#### [AIM OF THE TASK]
Copy all the data exactly, except the pictures.
————
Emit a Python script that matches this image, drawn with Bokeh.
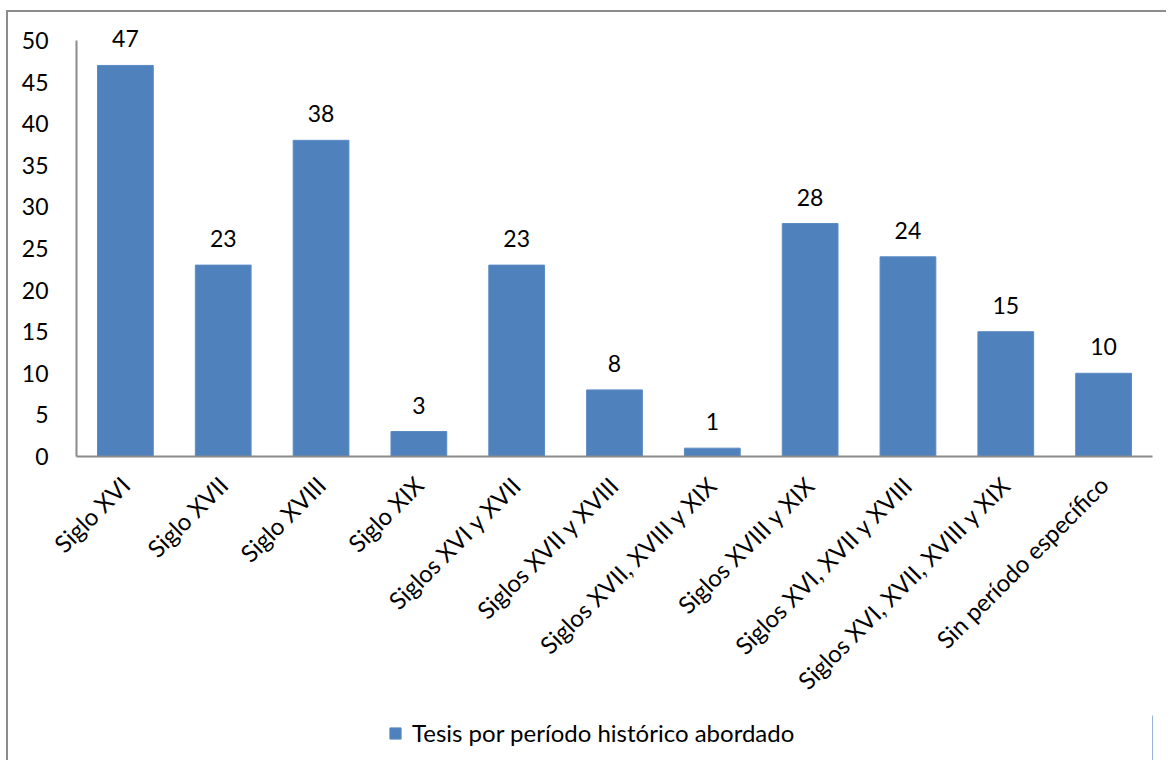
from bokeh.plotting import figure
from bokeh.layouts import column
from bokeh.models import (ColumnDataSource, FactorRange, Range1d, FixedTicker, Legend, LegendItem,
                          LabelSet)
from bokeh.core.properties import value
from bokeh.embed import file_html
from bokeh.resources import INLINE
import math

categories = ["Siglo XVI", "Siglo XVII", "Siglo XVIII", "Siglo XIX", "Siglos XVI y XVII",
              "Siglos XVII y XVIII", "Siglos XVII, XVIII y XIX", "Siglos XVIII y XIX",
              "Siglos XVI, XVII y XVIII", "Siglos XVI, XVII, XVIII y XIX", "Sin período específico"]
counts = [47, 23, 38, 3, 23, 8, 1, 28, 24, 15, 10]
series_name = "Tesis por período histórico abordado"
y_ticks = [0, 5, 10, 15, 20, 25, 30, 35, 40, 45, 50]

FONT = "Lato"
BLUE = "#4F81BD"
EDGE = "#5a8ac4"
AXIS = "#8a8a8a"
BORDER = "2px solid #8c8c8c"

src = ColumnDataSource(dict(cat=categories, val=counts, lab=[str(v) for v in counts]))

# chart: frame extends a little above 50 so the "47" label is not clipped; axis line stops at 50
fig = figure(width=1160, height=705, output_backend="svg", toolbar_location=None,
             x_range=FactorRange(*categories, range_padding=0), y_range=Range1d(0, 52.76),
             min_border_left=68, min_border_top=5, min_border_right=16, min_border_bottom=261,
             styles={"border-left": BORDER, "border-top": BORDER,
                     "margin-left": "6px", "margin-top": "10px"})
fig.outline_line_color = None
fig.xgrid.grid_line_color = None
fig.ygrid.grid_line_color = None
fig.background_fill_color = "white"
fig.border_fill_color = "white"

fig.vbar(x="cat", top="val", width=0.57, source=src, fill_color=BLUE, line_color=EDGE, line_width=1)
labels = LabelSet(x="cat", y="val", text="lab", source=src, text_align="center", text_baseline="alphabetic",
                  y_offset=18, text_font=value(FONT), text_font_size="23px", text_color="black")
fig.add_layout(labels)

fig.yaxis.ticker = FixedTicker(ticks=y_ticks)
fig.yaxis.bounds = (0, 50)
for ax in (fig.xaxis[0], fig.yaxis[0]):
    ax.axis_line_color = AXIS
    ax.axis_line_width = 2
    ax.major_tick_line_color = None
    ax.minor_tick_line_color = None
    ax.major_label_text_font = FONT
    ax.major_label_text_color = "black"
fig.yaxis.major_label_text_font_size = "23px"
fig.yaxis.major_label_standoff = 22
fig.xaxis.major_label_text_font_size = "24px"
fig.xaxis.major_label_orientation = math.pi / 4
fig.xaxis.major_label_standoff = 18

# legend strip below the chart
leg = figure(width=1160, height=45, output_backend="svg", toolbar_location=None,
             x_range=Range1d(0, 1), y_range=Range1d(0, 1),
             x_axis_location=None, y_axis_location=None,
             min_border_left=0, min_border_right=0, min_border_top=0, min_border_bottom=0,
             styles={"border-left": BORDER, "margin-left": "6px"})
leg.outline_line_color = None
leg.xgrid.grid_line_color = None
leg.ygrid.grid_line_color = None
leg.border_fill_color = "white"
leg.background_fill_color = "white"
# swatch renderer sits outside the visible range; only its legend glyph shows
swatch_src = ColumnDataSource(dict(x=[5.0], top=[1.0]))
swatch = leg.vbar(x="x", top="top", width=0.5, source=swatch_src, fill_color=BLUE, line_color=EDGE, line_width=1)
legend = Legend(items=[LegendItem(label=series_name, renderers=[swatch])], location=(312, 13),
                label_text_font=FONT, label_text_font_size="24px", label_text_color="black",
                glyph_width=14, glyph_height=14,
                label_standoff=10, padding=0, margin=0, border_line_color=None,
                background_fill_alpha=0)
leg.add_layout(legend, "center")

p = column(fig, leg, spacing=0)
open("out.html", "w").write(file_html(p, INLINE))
————
#### [COMPLETE OUTPUT]
Emit a Python script that matches this image, drawn with Bokeh.
from bokeh.plotting import figure
from bokeh.layouts import column
from bokeh.models import (ColumnDataSource, FactorRange, Range1d, FixedTicker, Legend, LegendItem,
                          LabelSet)
from bokeh.core.properties import value
from bokeh.embed import file_html
from bokeh.resources import INLINE
import math

categories = ["Siglo XVI", "Siglo XVII", "Siglo XVIII", "Siglo XIX", "Siglos XVI y XVII",
              "Siglos XVII y XVIII", "Siglos XVII, XVIII y XIX", "Siglos XVIII y XIX",
              "Siglos XVI, XVII y XVIII", "Siglos XVI, XVII, XVIII y XIX", "Sin período específico"]
counts = [47, 23, 38, 3, 23, 8, 1, 28, 24, 15, 10]
series_name = "Tesis por período histórico abordado"
y_ticks = [0, 5, 10, 15, 20, 25, 30, 35, 40, 45, 50]

FONT = "Lato"
BLUE = "#4F81BD"
EDGE = "#5a8ac4"
AXIS = "#8a8a8a"
BORDER = "2px solid #8c8c8c"

src = ColumnDataSource(dict(cat=categories, val=counts, lab=[str(v) for v in counts]))

# chart: frame extends a little above 50 so the "47" label is not clipped; axis line stops at 50
fig = figure(width=1160, height=705, output_backend="svg", toolbar_location=None,
             x_range=FactorRange(*categories, range_padding=0), y_range=Range1d(0, 52.76),
             min_border_left=68, min_border_top=5, min_border_right=16, min_border_bottom=261,
             styles={"border-left": BORDER, "border-top": BORDER,
                     "margin-left": "6px", "margin-top": "10px"})
fig.outline_line_color = None
fig.xgrid.grid_line_color = None
fig.ygrid.grid_line_color = None
fig.background_fill_color = "white"
fig.border_fill_color = "white"

fig.vbar(x="cat", top="val", width=0.57, source=src, fill_color=BLUE, line_color=EDGE, line_width=1)
labels = LabelSet(x="cat", y="val", text="lab", source=src, text_align="center", text_baseline="alphabetic",
                  y_offset=18, text_font=value(FONT), text_font_size="23px", text_color="black")
fig.add_layout(labels)

fig.yaxis.ticker = FixedTicker(ticks=y_ticks)
fig.yaxis.bounds = (0, 50)
for ax in (fig.xaxis[0], fig.yaxis[0]):
    ax.axis_line_color = AXIS
    ax.axis_line_width = 2
    ax.major_tick_line_color = None
    ax.minor_tick_line_color = None
    ax.major_label_text_font = FONT
    ax.major_label_text_color = "black"
fig.yaxis.major_label_text_font_size = "23px"
fig.yaxis.major_label_standoff = 22
fig.xaxis.major_label_text_font_size = "24px"
fig.xaxis.major_label_orientation = math.pi / 4
fig.xaxis.major_label_standoff = 18

# legend strip below the chart
leg = figure(width=1160, height=45, output_backend="svg", toolbar_location=None,
             x_range=Range1d(0, 1), y_range=Range1d(0, 1),
             x_axis_location=None, y_axis_location=None,
             min_border_left=0, min_border_right=0, min_border_top=0, min_border_bottom=0,
             styles={"border-left": BORDER, "margin-left": "6px"})
leg.outline_line_color = None
leg.xgrid.grid_line_color = None
leg.ygrid.grid_line_color = None
leg.border_fill_color = "white"
leg.background_fill_color = "white"
# swatch renderer sits outside the visible range; only its legend glyph shows
swatch_src = ColumnDataSource(dict(x=[5.0], top=[1.0]))
swatch = leg.vbar(x="x", top="top", width=0.5, source=swatch_src, fill_color=BLUE, line_color=EDGE, line_width=1)
legend = Legend(items=[LegendItem(label=series_name, renderers=[swatch])], location=(312, 13),
                label_text_font=FONT, label_text_font_size="24px", label_text_color="black",
                glyph_width=14, glyph_height=14,
                label_standoff=10, padding=0, margin=0, border_line_color=None,
                background_fill_alpha=0)
leg.add_layout(legend, "center")

p = column(fig, leg, spacing=0)
open("out.html", "w").write(file_html(p, INLINE))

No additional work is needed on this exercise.